Book Review: Never Greener by Ruth Jones

In 1985, Callum and Kate meet whilst working at his brother’s bar. She is half his age, and he is expecting a third child with his loving wife, yet the two strangers immediately fall into bed. They remain there until they’re discovered and forced apart, assuming they’ll never see each other again.

It’s 2012, and Kate is now a famous actress. She is asked to give a talk at her old primary school, where Callum is a teacher. Seventeen years have gone by, but it doesn’t take them long to fall back into their old, illicit routine. Though they are both happily married, Kate and Callum are determined to see what might have happened if they’d never ended their relationship. As you might expect, human wreckage ensues.
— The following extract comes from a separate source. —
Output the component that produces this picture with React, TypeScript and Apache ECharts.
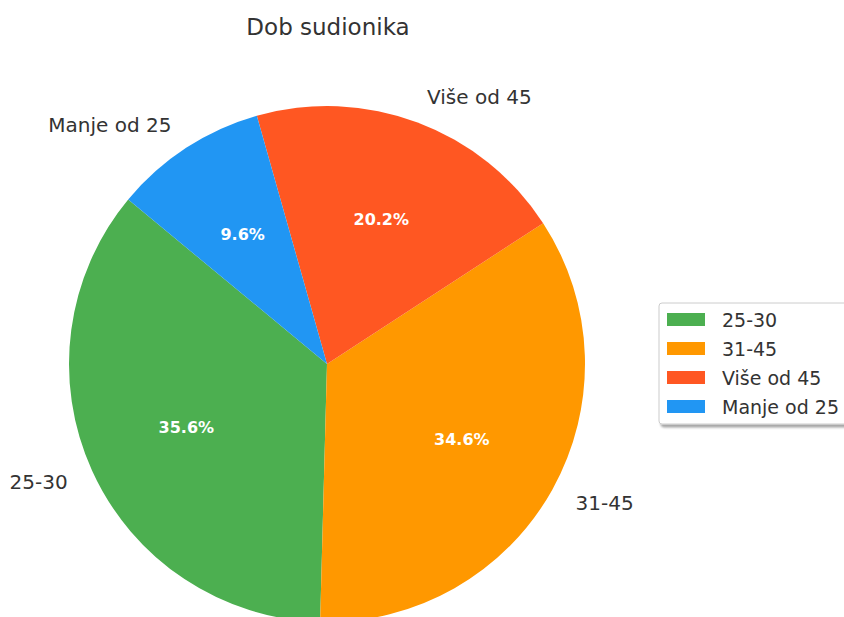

Never Greener is the first novel from Ruth Jones, who’s best known for her writing and acting in sitcoms Gavin & Stacey and Stella. In both programmes, Jones has proven her writing ability. Unfortunately, Never Greener doesn’t emulate her televisual prowess.

You don’t need a likeable protagonist to have a successful work of fiction, but you do need an interesting one. Kate and Callum are neither likeable nor interesting. There is nothing to their dalliance except sex. They don’t connect on some deep level, they don’t have profound conversations, they don’t fill the gaps in each other’s lives in any way. It’s just sex, and that makes for tiresome reading.

Individually, their characters are no more compelling, particularly Callum, who is just an endlessly repeating cycle of guilt. There are pages and pages of him feeling awful about what he has done, and then he sees Kate in some form of underwear and gives in again. This happens in almost every chapter written from Callum’s point of view, and it is maddeningly dull.

Luckily, it is not just Callum and Kate whose perspectives we witness the story through, but their respective partners, Belinda and Matt. It’s these chapters that make Never Greener just about bearable. Belinda doesn’t have much of a life outside of Callum, but Matt does outside Kate, and he emerges as the most engaging figure. He and Hetty, a friend from University who is having her own romantic troubles, are the only characters rounded enough to feel anything for.

Ultimately though, it’s the transparent pointlessness of the affair that weighs Never Greener down. Even if the central message was not contained within the title (wouldn’t you know it, the grass isn’t greener on the other side?), at no point do you question whether Callum and Kate should have stayed together in 1985. It’s obvious that at some point their relationship is going to be found out, and it’s hard to be invested in what the fallout of that is going to be. That leaves you with nothing to do but wait for this discovery to happen whilst gritting your teeth through more close shaves and more of Callum’s ceaseless guilt. By the time I’d reached the end of the novel’s 400 pages, I felt nothing but relief.

Though Jones’ debut has its moments, her wearisome protagonists and a flat story make Never Greener a chore to get through.